While I’m thinking about it let me give an example of what CAN be done by management. In my office we had a guy put in his notice and his boss called him into his office to discuss how he should proceed in his new job. He gave him all kinds of pointers and good advise. He really wanted his employee to do well. In a round-about way he ended up talking the guy out of it. The new job was an opportunity that could have really messed this guy’s life up if it went south.

I really like everyone’s feedback on the issue- it makes me feel more confident.

My best guess is that since most part-time employees there are grad students (me and one other guy are the exception), they are already accustomed to having to work very hard.
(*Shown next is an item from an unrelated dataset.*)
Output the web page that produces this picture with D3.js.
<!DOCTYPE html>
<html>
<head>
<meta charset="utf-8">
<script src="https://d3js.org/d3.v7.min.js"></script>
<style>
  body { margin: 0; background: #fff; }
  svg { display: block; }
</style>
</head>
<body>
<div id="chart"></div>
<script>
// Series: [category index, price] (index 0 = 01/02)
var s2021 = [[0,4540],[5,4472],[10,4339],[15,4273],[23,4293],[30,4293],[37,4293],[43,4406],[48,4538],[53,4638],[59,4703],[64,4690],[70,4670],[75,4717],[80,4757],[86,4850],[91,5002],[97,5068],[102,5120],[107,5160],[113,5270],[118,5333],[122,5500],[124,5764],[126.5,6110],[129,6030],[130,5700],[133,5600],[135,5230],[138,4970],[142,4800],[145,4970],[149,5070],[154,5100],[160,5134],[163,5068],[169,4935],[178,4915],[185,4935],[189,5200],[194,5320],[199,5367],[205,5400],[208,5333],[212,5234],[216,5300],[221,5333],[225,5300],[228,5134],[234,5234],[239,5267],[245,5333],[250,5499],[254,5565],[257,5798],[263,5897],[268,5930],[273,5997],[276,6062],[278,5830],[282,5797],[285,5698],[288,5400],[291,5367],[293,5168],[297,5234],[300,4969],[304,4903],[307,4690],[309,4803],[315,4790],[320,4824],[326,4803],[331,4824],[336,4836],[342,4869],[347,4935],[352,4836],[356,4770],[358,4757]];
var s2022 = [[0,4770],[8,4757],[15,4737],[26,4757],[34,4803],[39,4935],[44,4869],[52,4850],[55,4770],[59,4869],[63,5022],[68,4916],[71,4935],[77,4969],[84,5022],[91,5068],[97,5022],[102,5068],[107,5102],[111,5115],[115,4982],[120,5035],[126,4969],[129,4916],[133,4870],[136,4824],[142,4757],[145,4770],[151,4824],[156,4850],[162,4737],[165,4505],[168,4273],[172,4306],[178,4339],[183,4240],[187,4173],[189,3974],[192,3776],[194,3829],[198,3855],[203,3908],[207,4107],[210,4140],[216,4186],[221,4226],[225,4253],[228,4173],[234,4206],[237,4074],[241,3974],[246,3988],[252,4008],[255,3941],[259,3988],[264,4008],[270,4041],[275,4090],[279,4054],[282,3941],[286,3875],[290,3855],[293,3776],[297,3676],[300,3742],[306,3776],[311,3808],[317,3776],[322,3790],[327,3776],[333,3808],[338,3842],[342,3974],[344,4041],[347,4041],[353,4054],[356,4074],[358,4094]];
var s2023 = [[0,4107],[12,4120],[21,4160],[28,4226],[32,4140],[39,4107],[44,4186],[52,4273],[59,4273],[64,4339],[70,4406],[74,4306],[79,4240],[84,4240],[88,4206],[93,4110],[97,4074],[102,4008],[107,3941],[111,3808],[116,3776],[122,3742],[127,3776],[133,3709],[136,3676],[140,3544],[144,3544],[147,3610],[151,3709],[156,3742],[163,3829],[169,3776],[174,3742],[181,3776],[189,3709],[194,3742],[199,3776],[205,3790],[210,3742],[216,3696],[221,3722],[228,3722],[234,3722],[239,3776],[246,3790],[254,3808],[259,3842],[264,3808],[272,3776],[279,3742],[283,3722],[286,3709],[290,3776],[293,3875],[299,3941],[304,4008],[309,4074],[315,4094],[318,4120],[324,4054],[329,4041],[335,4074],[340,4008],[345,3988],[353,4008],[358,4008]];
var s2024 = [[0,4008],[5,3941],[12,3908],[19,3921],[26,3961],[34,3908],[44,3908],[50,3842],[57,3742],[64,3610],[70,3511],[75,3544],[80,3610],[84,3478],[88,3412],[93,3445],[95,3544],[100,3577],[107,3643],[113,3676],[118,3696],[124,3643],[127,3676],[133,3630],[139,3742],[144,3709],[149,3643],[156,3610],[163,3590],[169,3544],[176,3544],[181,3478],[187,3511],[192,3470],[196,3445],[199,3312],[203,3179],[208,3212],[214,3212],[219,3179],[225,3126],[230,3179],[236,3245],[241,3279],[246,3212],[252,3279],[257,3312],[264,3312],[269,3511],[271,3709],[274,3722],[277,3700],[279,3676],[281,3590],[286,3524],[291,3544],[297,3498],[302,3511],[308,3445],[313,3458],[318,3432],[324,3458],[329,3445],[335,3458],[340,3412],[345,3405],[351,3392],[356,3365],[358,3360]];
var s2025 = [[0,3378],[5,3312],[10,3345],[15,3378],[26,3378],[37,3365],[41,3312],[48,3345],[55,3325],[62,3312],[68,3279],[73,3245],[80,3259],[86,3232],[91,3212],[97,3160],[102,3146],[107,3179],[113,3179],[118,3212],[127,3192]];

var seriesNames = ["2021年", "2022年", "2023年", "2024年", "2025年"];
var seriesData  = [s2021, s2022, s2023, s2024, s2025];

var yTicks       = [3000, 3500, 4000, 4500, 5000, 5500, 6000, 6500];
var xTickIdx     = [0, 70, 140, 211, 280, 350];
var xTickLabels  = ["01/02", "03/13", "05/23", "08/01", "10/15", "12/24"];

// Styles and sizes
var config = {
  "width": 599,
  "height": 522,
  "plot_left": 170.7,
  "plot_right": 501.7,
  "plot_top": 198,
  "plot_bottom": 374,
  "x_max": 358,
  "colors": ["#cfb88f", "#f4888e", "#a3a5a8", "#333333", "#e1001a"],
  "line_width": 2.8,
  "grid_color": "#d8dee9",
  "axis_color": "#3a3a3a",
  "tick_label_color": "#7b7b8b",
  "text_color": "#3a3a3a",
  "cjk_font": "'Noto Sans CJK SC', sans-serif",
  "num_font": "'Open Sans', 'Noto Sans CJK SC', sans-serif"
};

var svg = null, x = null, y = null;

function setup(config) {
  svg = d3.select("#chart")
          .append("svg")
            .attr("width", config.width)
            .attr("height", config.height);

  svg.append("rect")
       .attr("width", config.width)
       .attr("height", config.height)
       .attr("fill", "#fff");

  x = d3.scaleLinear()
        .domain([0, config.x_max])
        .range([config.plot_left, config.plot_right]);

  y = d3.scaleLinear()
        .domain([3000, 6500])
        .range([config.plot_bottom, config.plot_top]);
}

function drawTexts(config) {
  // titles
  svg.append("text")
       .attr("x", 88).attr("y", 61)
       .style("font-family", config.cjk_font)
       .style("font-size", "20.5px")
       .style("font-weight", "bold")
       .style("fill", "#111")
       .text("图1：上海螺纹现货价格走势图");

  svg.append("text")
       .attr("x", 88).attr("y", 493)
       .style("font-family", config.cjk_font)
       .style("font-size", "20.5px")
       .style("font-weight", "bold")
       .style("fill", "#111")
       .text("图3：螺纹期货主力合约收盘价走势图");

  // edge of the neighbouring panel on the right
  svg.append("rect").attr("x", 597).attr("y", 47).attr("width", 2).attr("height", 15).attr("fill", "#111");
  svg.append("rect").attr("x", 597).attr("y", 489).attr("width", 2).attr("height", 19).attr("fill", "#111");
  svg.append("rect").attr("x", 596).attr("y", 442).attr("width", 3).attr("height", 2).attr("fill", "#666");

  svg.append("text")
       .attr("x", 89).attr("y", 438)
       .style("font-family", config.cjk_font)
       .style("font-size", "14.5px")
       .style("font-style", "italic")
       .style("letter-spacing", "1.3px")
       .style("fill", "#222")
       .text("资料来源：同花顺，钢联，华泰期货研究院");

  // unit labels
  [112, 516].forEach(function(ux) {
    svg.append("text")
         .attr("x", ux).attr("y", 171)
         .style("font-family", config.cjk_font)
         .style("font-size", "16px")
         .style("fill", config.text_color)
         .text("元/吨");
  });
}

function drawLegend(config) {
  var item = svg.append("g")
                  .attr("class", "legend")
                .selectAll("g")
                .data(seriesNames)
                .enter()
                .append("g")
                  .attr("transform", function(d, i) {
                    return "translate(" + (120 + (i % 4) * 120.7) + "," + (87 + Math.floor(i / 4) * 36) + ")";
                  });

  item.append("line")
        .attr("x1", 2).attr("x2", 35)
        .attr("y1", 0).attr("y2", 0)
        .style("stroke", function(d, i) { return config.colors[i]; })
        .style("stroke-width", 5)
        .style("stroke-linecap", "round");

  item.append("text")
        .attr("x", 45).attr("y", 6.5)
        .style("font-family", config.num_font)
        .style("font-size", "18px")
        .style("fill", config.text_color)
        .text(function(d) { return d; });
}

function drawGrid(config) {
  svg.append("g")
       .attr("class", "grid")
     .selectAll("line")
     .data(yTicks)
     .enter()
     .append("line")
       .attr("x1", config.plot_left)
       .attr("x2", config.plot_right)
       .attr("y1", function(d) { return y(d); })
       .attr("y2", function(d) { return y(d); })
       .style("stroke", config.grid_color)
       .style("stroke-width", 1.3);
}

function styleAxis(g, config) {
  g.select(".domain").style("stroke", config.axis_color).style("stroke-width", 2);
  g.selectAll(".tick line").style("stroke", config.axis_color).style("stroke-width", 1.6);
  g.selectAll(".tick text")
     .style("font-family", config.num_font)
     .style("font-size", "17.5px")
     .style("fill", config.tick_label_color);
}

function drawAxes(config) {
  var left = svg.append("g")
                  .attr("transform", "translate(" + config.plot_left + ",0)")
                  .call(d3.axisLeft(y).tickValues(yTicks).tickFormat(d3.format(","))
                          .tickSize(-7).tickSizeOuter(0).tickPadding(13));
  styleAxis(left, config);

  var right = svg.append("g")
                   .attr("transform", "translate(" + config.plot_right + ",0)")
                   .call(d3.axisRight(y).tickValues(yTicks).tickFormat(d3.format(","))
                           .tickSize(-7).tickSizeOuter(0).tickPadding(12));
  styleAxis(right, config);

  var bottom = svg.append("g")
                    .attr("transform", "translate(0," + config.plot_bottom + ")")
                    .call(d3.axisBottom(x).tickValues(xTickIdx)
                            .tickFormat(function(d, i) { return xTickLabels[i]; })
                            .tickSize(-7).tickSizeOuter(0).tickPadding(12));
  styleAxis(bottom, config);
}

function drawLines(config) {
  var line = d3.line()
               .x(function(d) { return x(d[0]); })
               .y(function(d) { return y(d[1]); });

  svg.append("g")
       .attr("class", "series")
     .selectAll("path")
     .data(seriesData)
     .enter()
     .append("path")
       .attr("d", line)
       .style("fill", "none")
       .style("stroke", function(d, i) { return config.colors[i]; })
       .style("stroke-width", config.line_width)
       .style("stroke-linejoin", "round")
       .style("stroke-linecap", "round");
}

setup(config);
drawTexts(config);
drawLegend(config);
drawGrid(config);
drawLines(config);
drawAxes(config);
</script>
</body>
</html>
This could be a blatant generization about grad students, but I really see them as people who are taking their education quite seriously, and really embraced the ‘work hard now for a payoff X years later’ attitude. Unfortunately this seems to make them easy to take advantage of, since I have never witnessed an employee refusing to find subs on principle.

The rules are outrageous, but I know I’m not alone in having to deal with retarded policies, otherwise Scott Adams wouldn’t have been inspired to write Dilbert :o

It is no surprise they are always short on people, and act incredibly naive about ‘why there is such a shortage of qualified applicants’

Maybe because the guy that collects my garbage every week makes more money than we do…

And what would they have done on her last day if she hadn’t called people to fill her schedule? Fire her? :rolleyes:

You give them your two week’s notice, thank them for the opportunity, and let them deal with the fallout. It’s why you get paid $15,000 a year and they get paid (I assume) more than that.